TASK DIRECTIONS: Starting from the top of the material, restate each line exactly until the line that contains "import numpy as np", which is also copied. Pictures are excluded.

:: SUPPLIED DATA ::

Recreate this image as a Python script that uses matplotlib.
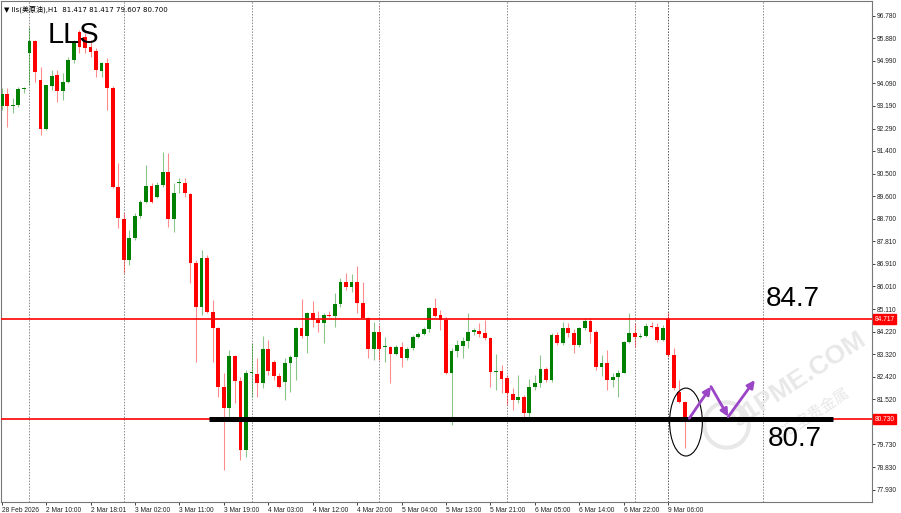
import matplotlib
matplotlib.use("Agg")
import matplotlib.pyplot as plt
from matplotlib.patches import Ellipse
import numpy as np

# hourly candles
opens = [93.20, 93.66, 93.19, 93.23, 93.86, 95.28, 95.78, 94.22, 92.27, 93.99,
         94.42, 93.78, 94.14, 95.01, 96.13, 95.94, 95.54, 95.37, 94.58, 94.90,
         93.90, 89.98, 88.69, 87.06, 87.95, 88.81, 89.37, 90.00, 89.57, 90.04,
         90.57, 88.69, 90.12, 90.14, 89.69, 86.94, 85.21, 87.15, 85.01, 84.36,
         82.01, 81.18, 83.25, 82.26, 79.51, 82.57, 82.53, 82.17, 83.52, 83.02,
         82.46, 82.22, 82.98, 83.22, 84.36, 84.04, 84.96, 84.68, 84.57, 84.86,
         84.84, 85.31, 86.20, 85.99, 86.20, 85.36, 84.76, 83.52, 84.21, 83.60,
         83.60, 83.32, 83.60, 83.17, 83.56, 83.99, 84.12, 84.32, 85.15, 84.88,
         84.68, 82.58, 83.46, 83.66, 83.85, 84.19, 84.25, 84.15, 83.95, 82.62,
         82.65, 82.36, 81.73, 81.50, 81.63, 80.99, 82.01, 82.18, 82.73, 82.29,
         84.08, 83.77, 84.35, 84.17, 83.68, 84.35, 84.65, 84.21, 82.81, 82.98,
         82.29, 82.41, 82.58, 83.81, 84.17, 83.99, 84.05, 84.44, 84.41, 83.88,
         84.72, 83.29, 81.83, 81.417]
highs = [93.90, 93.90, 93.50, 93.95, 93.95, 96.33, 95.81, 94.75, 94.02, 94.62,
         94.62, 94.50, 95.15, 95.81, 96.21, 96.09, 95.81, 95.49, 94.95, 95.09,
         93.98, 90.92, 88.93, 88.26, 88.93, 89.45, 90.84, 90.12, 90.18, 91.36,
         91.32, 90.12, 90.32, 90.32, 89.73, 87.06, 87.46, 87.26, 85.47, 84.41,
         82.57, 83.48, 83.29, 82.42, 82.69, 83.76, 83.17, 84.04, 83.88, 83.09,
         82.57, 83.17, 83.29, 84.41, 85.51, 85.01, 85.44, 85.05, 84.95, 85.03,
         85.75, 86.35, 86.55, 86.51, 86.82, 86.20, 84.81, 84.61, 84.48, 83.99,
         83.64, 83.68, 83.81, 83.60, 84.08, 84.21, 84.41, 85.21, 85.55, 85.07,
         84.80, 83.56, 83.88, 84.01, 84.97, 84.35, 84.56, 84.68, 84.01, 83.32,
         82.89, 82.49, 81.97, 82.49, 81.69, 82.33, 82.49, 83.29, 82.82, 84.15,
         84.21, 84.61, 84.55, 84.32, 84.41, 84.74, 84.76, 84.28, 83.29, 83.48,
         82.58, 82.69, 83.84, 84.95, 84.56, 84.15, 84.55, 84.61, 84.55, 84.48,
         85.01, 83.56, 82.29, 81.417]
lows = [93.03, 92.36, 92.91, 93.16, 93.71, 94.02, 94.15, 92.03, 92.23, 93.82,
        93.36, 93.42, 94.09, 94.88, 95.29, 95.28, 95.15, 94.35, 94.35, 93.03,
        89.93, 88.33, 86.55, 86.86, 87.86, 88.73, 89.33, 89.33, 89.52, 89.98,
        88.37, 88.18, 89.73, 89.58, 86.15, 83.02, 84.88, 84.95, 83.02, 81.63,
        78.71, 80.83, 81.38, 79.11, 79.24, 81.63, 81.63, 81.97, 82.49, 82.29,
        81.97, 81.50, 81.83, 82.29, 83.96, 83.36, 84.41, 84.21, 83.77, 84.80,
        84.41, 85.21, 85.87, 85.80, 84.95, 84.74, 83.17, 83.09, 83.09, 83.02,
        82.18, 83.29, 82.82, 83.09, 83.48, 83.95, 84.08, 84.21, 84.80, 84.28,
        82.53, 80.50, 83.22, 83.17, 83.56, 84.08, 84.01, 83.88, 82.02, 81.89,
        81.77, 81.30, 81.10, 81.38, 80.70, 80.83, 81.89, 82.02, 82.22, 82.22,
        83.68, 83.68, 84.01, 83.36, 83.61, 84.28, 83.76, 82.69, 82.45, 81.89,
        82.02, 81.63, 82.56, 83.76, 83.61, 83.95, 84.01, 84.35, 83.81, 83.85,
        83.22, 81.89, 81.38, 79.607]
closes = [93.66, 93.20, 93.21, 93.86, 93.87, 95.78, 94.55, 92.27, 94.02, 94.38,
          93.78, 94.14, 95.01, 95.74, 95.54, 95.49, 95.34, 94.62, 94.90, 93.90,
          89.98, 88.73, 87.06, 87.95, 88.81, 89.37, 90.00, 89.37, 90.04, 90.57,
          88.69, 89.73, 90.14, 89.73, 86.96, 85.21, 87.15, 85.01, 84.36, 82.01,
          81.18, 83.25, 82.26, 79.51, 82.57, 82.59, 82.18, 83.52, 82.65, 82.46,
          82.02, 82.97, 83.22, 84.37, 84.04, 84.96, 84.68, 84.57, 84.88, 84.84,
          85.31, 86.20, 85.99, 86.20, 85.36, 84.76, 83.52, 84.21, 83.52, 83.62,
          83.32, 83.60, 83.17, 83.52, 84.01, 84.12, 84.32, 85.15, 84.84, 84.68,
          82.58, 83.46, 83.68, 83.85, 84.19, 84.28, 84.12, 83.95, 82.62, 82.64,
          82.33, 81.76, 81.50, 81.63, 80.99, 82.01, 82.18, 82.73, 82.29, 84.08,
          83.77, 84.35, 84.15, 83.68, 84.35, 84.65, 84.21, 82.81, 82.98, 82.29,
          82.41, 82.58, 83.81, 84.17, 83.99, 84.05, 84.44, 84.39, 83.88, 84.35,
          83.29, 81.96, 81.43, 80.700]

time_labels = ["28 Feb 2026", "2 Mar 10:00", "2 Mar 18:01", "3 Mar 02:00",
               "3 Mar 11:00", "3 Mar 19:00", "4 Mar 03:00", "4 Mar 12:00",
               "4 Mar 20:00", "5 Mar 04:00", "5 Mar 13:00", "5 Mar 21:00",
               "6 Mar 05:00", "6 Mar 14:00", "6 Mar 22:00", "9 Mar 06:00"]
price_ticks = [96.780, 95.880, 94.990, 94.090, 93.190, 92.290, 91.400, 90.500,
               89.600, 88.700, 87.810, 86.910, 86.010, 85.110, 84.220, 83.320,
               82.420, 81.520, 79.730, 78.830, 77.930]
day_breaks = [5, 22, 45, 68, 91, 114, 137]

resistance = 84.717
support = 80.730

GREEN = "#008000"
RED = "#ff0000"

fig = plt.figure(figsize=(9.01, 5.13), dpi=100)
ax = fig.add_axes([0.001, 0.0214, 0.9667, 0.9766])

idx = np.arange(len(opens))
o = np.array(opens)
c = np.array(closes)
colors = [GREEN if cc >= oo else RED for oo, cc in zip(o, c)]

# period separators
for d in day_breaks:
    ax.axvline(d, color="#8a8a8a", lw=0.7, ls=(0, (1.5, 1.5)), zorder=1)
ax.axvline(120, color="#555555", lw=0.7, ls=(0, (1.5, 1.5)), zorder=1)

# candles
ax.vlines(idx, lows, highs, colors=colors, lw=0.8, alpha=0.45, zorder=2)
bottoms = np.minimum(o, c)
heights = np.maximum(np.abs(c - o), 0.04)
ax.bar(idx, heights, bottom=bottoms, width=0.68, color=colors, lw=0, zorder=3)

# levels
ax.axhline(resistance, color=RED, lw=1.2, zorder=4)
ax.axhline(support, color=RED, lw=1.2, zorder=4)
ax.plot([37.3, 149.6], [support, support], color="black", lw=3.6,
        solid_capstyle="butt", zorder=5)

# watermark
ax.text(143.5, 82.3, "91PME.COM", rotation=33, fontsize=19, fontweight="bold",
        color="#e8e8e8", ha="center", va="center", zorder=1,
        family=["Liberation Sans", "DejaVu Sans"])
ax.text(145.5, 80.85, "鑫汇宝贵金属", rotation=33, fontsize=11,
        color="#e8e8e8", ha="center", va="center", zorder=1,
        family=["Noto Sans CJK SC", "DejaVu Sans"])
ax.add_patch(Ellipse((130.5, 80.5), 8.0, 1.8, fill=False, ec="#e8e8e8",
                     lw=3, zorder=1))

# annotations
ax.add_patch(Ellipse((123.2, 80.62), 5.9, 2.70, fill=False, ec="black",
                     lw=0.8, zorder=6))
purple = "#9b45c7"
path = [(123.8, 80.77), (127.7, 82.03), (130.8, 80.83), (135.6, 82.29)]
for p0, p1 in zip(path[:-1], path[1:]):
    ax.annotate("", xy=p1, xytext=p0, zorder=7,
                arrowprops=dict(arrowstyle="-|>", color=purple, lw=2,
                                mutation_scale=11, shrinkA=0, shrinkB=0))

ax.text(8.2, 96.0, "LLS", fontsize=21, color="black", va="center",
        family="Liberation Sans", zorder=8)
ax.text(137.5, 85.5, "84.7", fontsize=20, color="black", va="center",
        family="Liberation Sans", zorder=8)
ax.text(138.0, 79.95, "80.7", fontsize=20, color="black", va="center",
        family="Liberation Sans", zorder=8)

ax.text(0.004, 0.992, "▼ lls(美原油),H1  81.417 81.417 79.607 80.700",
        transform=ax.transAxes, fontsize=5, va="top", ha="left",
        family=["DejaVu Sans", "Noto Sans CJK SC"], zorder=8)

# axes
ax.set_xlim(-0.13, 156.67)
ax.set_ylim(77.44, 97.36)
ax.yaxis.tick_right()
ax.set_yticks(price_ticks)
ax.set_yticklabels([f"{v:.3f}" for v in price_ticks])
ax.tick_params(axis="y", labelsize=4.8, length=2, width=0.6, pad=1.5,
               colors="#222222")
ax.set_xticks(np.arange(0, 8 * len(time_labels), 8))
ax.set_xticklabels(time_labels, ha="left")
ax.tick_params(axis="x", labelsize=4.8, length=2, width=0.6, pad=1.5,
               colors="#222222")
for lbl in ax.get_xticklabels() + ax.get_yticklabels():
    lbl.set_family("Liberation Sans")
for sp in ax.spines.values():
    sp.set_color("#777777")
    sp.set_linewidth(0.8)

# price boxes on the axis
for lvl in (resistance, support):
    ax.text(1.003, lvl, f"{lvl:.3f}", transform=ax.get_yaxis_transform(),
            fontsize=4.8, color="white", va="center", ha="left",
            family="Liberation Sans",
            bbox=dict(boxstyle="square,pad=0.25", fc=RED, ec=RED),
            clip_on=False, zorder=9)

fig.savefig("out.png", dpi=100)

:::

SOLUTION:
Recreate this image as a Python script that uses matplotlib.
import matplotlib
matplotlib.use("Agg")
import matplotlib.pyplot as plt
from matplotlib.patches import Ellipse
import numpy as np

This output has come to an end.